To meet Deutsche Bank’s obligation to a customer to execute a transaction at a benchmark rate, Deutsche Bank faces the challenge of finding an appropriate method of hedging Deutsche Bank’s exposure arising from transacting at a price that is not yet known and will not be determined until the closing of a specified determination period (referred to as the “Fixing Window”). Risk management practices will often result in execution of hedging transactions during the Fixing Window itself because of a number of factors, including, but not limited to, changes in the full amount and direction of customer orders prior to the Fixing Window and variations in markets during this period. Given that other market participants may face the same challenge, the volume of transactions during the Fixing Window may increase, and such transactions may impact the ultimate benchmark fixing (and may also impact pricing and volatility of related FX markets).
Deutsche Bank engages in other ordinary course of business activities that may impact a benchmark rate, including sourcing liquidity for other customer orders that are unrelated to a benchmark fixing, or acting as a market maker or engaging in risk management activities. Such activities may cause Deutsche Bank to execute unrelated FX transactions during a Fixing Window or at other times that may impact transactions relating to a benchmark fixing.
Finally, while the above describes transaction-based benchmarks, some benchmarks are established by means of submissions provided by dealers (such as those sponsored by the Emerging Markets Traders Association), in which Deutsche Bank may participate, or by central banks.
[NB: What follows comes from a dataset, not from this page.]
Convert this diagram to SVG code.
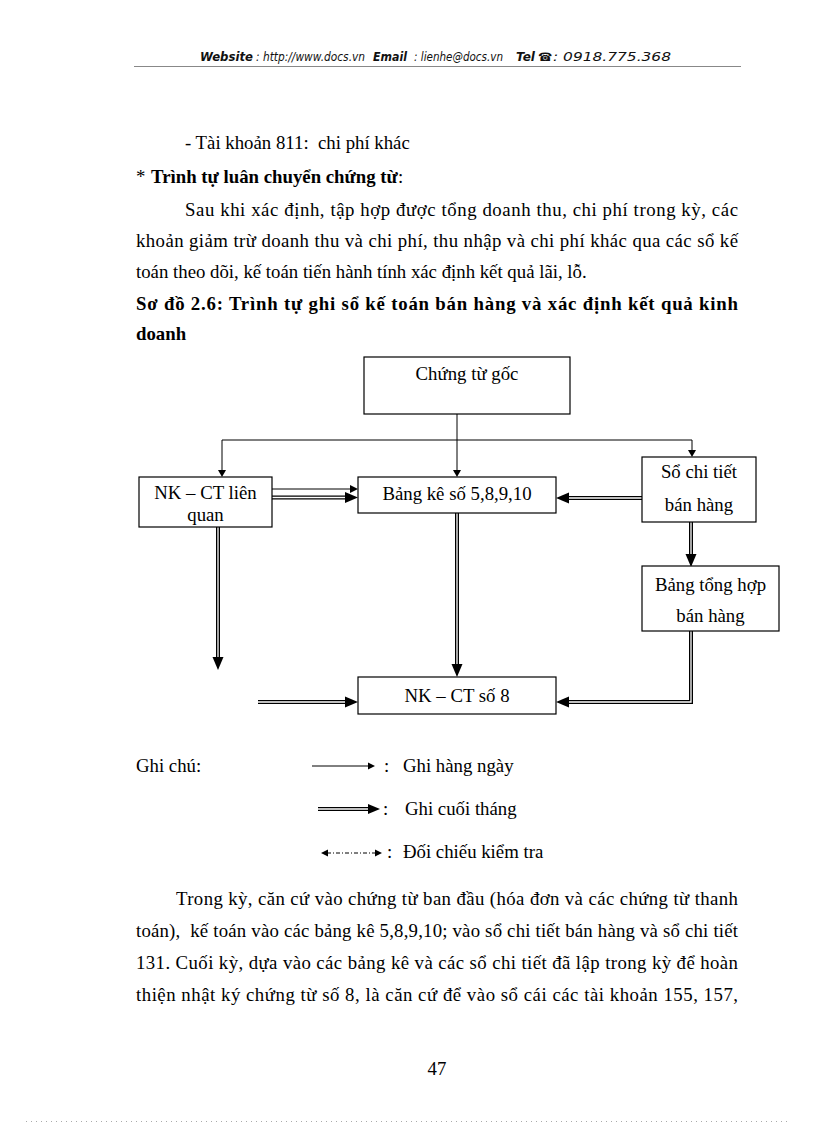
<svg xmlns="http://www.w3.org/2000/svg" width="816" height="1123" viewBox="0 0 816 1123">
<style>
.t{font-family:"Liberation Serif","Times New Roman",serif;font-size:18.8px;fill:#000}
.b{font-weight:bold}
.c{text-anchor:middle}
.hd{font-family:"DejaVu Sans",Verdana,sans-serif;font-size:11.5px;font-style:italic;fill:#111}
.hb{font-weight:bold}
.box{fill:#fff;stroke:#000;stroke-width:1.2}
.thin{fill:none;stroke:#000;stroke-width:1}
.dbo{fill:none;stroke:#000;stroke-width:4;stroke-linejoin:miter}
.dbi{fill:none;stroke:#fff;stroke-width:1.3;stroke-linejoin:miter}
.ah{fill:#000}
</style>

<g id="header">
<text class="hd hb" x="200" y="61" textLength="53" lengthAdjust="spacingAndGlyphs">Website</text>
<text class="hd" x="256" y="61" textLength="109" lengthAdjust="spacingAndGlyphs">: http://www.docs.vn</text>
<text class="hd hb" x="373" y="61" textLength="34" lengthAdjust="spacingAndGlyphs">Email</text>
<text class="hd" x="414" y="61" textLength="89" lengthAdjust="spacingAndGlyphs">: lienhe@docs.vn</text>
<text class="hd hb" x="516" y="61" textLength="19" lengthAdjust="spacingAndGlyphs">Tel</text>
<text class="hd hb" x="538" y="61" font-style="normal" font-size="10">☎</text>
<text class="hd" x="553" y="61" textLength="118" lengthAdjust="spacingAndGlyphs">: 0918.775.368</text>
<line x1="134" y1="66.5" x2="741" y2="66.5" stroke="#888" stroke-width="1"/>
</g>

<g id="intro-text">
<text class="t" x="185" y="149" xml:space="preserve">- Tài khoản 811:  chi phí khác</text>
<text class="t" x="136" y="183">*</text>
<text class="t b" x="151" y="183">Trình tự luân chuyển chứng từ<tspan font-weight="normal">:</tspan></text>
<text class="t" x="185" y="216" textLength="553" lengthAdjust="spacing">Sau khi xác định, tập hợp được tổng doanh thu, chi phí trong kỳ, các</text>
<text class="t" x="136" y="247" textLength="602" lengthAdjust="spacing">khoản giảm trừ doanh thu và chi phí, thu nhập và chi phí khác qua các sổ kế</text>
<text class="t" x="136" y="278">toán theo dõi, kế toán tiến hành tính xác định kết quả lãi, lỗ.</text>
<text class="t b" x="136" y="310" textLength="602" lengthAdjust="spacing">Sơ đồ 2.6: Trình tự ghi sổ kế toán bán hàng và xác định kết quả kinh</text>
<text class="t b" x="136" y="340">doanh</text>
</g>

<g id="connectors">
<path class="thin" d="M457,414 V471"/>
<polygon class="ah" points="453,470 461,470 457,477"/>
<path class="thin" d="M222,471 V440 H692 V451"/>
<polygon class="ah" points="218,470 226,470 222,477"/>
<polygon class="ah" points="688,450 696,450 692,457"/>
<path class="thin" d="M272,489 H351"/>
<polygon class="ah" points="350,485 350,493 358,489"/>
<path class="dbo" d="M272,497.5 H347"/><path class="dbi" d="M272,497.5 H347"/>
<polygon class="ah" points="345,492 345,503 358,497.5"/>
<path class="dbo" d="M642,498 H567"/><path class="dbi" d="M642,498 H567"/>
<polygon class="ah" points="569,492.5 569,503.5 556,498"/>
<path class="dbo" d="M218,527 V659"/><path class="dbi" d="M218,527 V659"/>
<polygon class="ah" points="212.5,657 223.5,657 218,670"/>
<path class="dbo" d="M457,513 V666"/><path class="dbi" d="M457,513 V666"/>
<polygon class="ah" points="451.5,664 462.5,664 457,677"/>
<path class="dbo" d="M691,522 V556"/><path class="dbi" d="M691,522 V556"/>
<polygon class="ah" points="685.5,554 696.5,554 691,567"/>
<path class="dbo" d="M691,631 V702 H567"/><path class="dbi" d="M691,631 V702 H567"/>
<polygon class="ah" points="569,696.5 569,707.5 556,702"/>
<path class="dbo" d="M258,702 H347"/><path class="dbi" d="M258,702 H347"/>
<polygon class="ah" points="345,696.5 345,707.5 358,702"/>
</g>

<g id="n-chungtugoc">
<rect class="box" x="364" y="357" width="206" height="57"/>
<text class="t c" x="467" y="380">Chứng từ gốc</text>
</g>
<g id="n-nkct-lienquan">
<rect class="box" x="139" y="477" width="133" height="50"/>
<text class="t c" x="205.5" y="499">NK – CT liên</text>
<text class="t c" x="205.5" y="521">quan</text>
</g>
<g id="n-bangke">
<rect class="box" x="358" y="477" width="198" height="36"/>
<text class="t c" x="457" y="500">Bảng kê số 5,8,9,10</text>
</g>
<g id="n-sochitiet">
<rect class="box" x="642" y="457" width="114" height="65"/>
<text class="t c" x="699" y="478">Sổ chi tiết</text>
<text class="t c" x="699" y="511">bán hàng</text>
</g>
<g id="n-bangtonghop">
<rect class="box" x="642" y="566" width="137" height="65"/>
<text class="t c" x="710.5" y="591">Bảng tổng hợp</text>
<text class="t c" x="710.5" y="622">bán hàng</text>
</g>
<g id="n-nkct8">
<rect class="box" x="358" y="677" width="198" height="37"/>
<text class="t c" x="457" y="702">NK – CT số 8</text>
</g>

<g id="legend">
<text class="t" x="136" y="772">Ghi chú:</text>
<path class="thin" d="M312,766 H369"/>
<polygon class="ah" points="368,762.5 368,769.5 375,766"/>
<text class="t" x="384" y="772">:</text>
<text class="t" x="403" y="772">Ghi hàng ngày</text>
<path class="dbo" d="M318,809 H370"/><path class="dbi" d="M318,809 H370"/>
<polygon class="ah" points="368,804 368,814 380,809"/>
<text class="t" x="383" y="815" font-size="12">:</text>
<text class="t" x="405" y="815">Ghi cuối tháng</text>
<path class="thin" d="M327,853 H376" stroke-dasharray="4,2,1,2"/>
<polygon class="ah" points="328,849.5 328,856.5 321,853"/>
<polygon class="ah" points="375,849.5 375,856.5 382,853"/>
<text class="t" x="387" y="858">:</text>
<text class="t" x="403" y="858">Đối chiếu kiểm tra</text>
</g>

<g id="body-text">
<text class="t" x="176" y="905" textLength="562" lengthAdjust="spacing">Trong kỳ, căn cứ vào chứng từ ban đầu (hóa đơn và các chứng từ thanh</text>
<text class="t" x="136" y="937" textLength="602" lengthAdjust="spacing" xml:space="preserve">toán),  kế toán vào các bảng kê 5,8,9,10; vào sổ chi tiết bán hàng và sổ chi tiết</text>
<text class="t" x="136" y="969" textLength="602" lengthAdjust="spacing">131. Cuối kỳ, dựa vào các bảng kê và các sổ chi tiết đã lập trong kỳ để hoàn</text>
<text class="t" x="136" y="1001" textLength="602" lengthAdjust="spacing">thiện nhật ký chứng từ số 8, là căn cứ để vào sổ cái các tài khoản 155, 157,</text>
</g>

<g id="footer">
<text class="t c" x="437" y="1075">47</text>
<line x1="26" y1="1121.5" x2="791" y2="1121.5" stroke="#aaa" stroke-width="1" stroke-dasharray="1,4"/>
</g>
</svg>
While these submission-based benchmarks differ from the transaction-based benchmarks discussed above, in the event that Deutsche Bank may act as both a submitter and transact in relation to such benchmarks Deutsche Bank has established controls designed to mitigate or avoid potential conflicts of interest.
Existing Disclosure and Agreements
This communication supplements any other disclosures or agreements regarding such matters that Deutsche Bank may provide to or agree with its customers (to the extent applicable and as replaced, amended and/or supplemented from time to time), including any master agreement for financial transactions between a customer and Deutsche Bank (including but not limited to any ISDA Master Agreement), Deutsche Bank’s general disclosures as a swap dealer for FX transactions, the risk disclosures, the terms of business which apply to business conducted by the branches and affiliates of Deutsche Bank, adherence of parties to industry protocols or entry by parties into bilateral agreements which are for the purposes of implementing the requirements of Regulation (EU) No 648/2012 of the European Parliament and of the Council of 4 July 2012 (EMIR) as well as adherence of parties, as applicable, to the provisions of Section 2.15 of the Supplement to the ISDA August 2012 Dodd-Frank Protocol.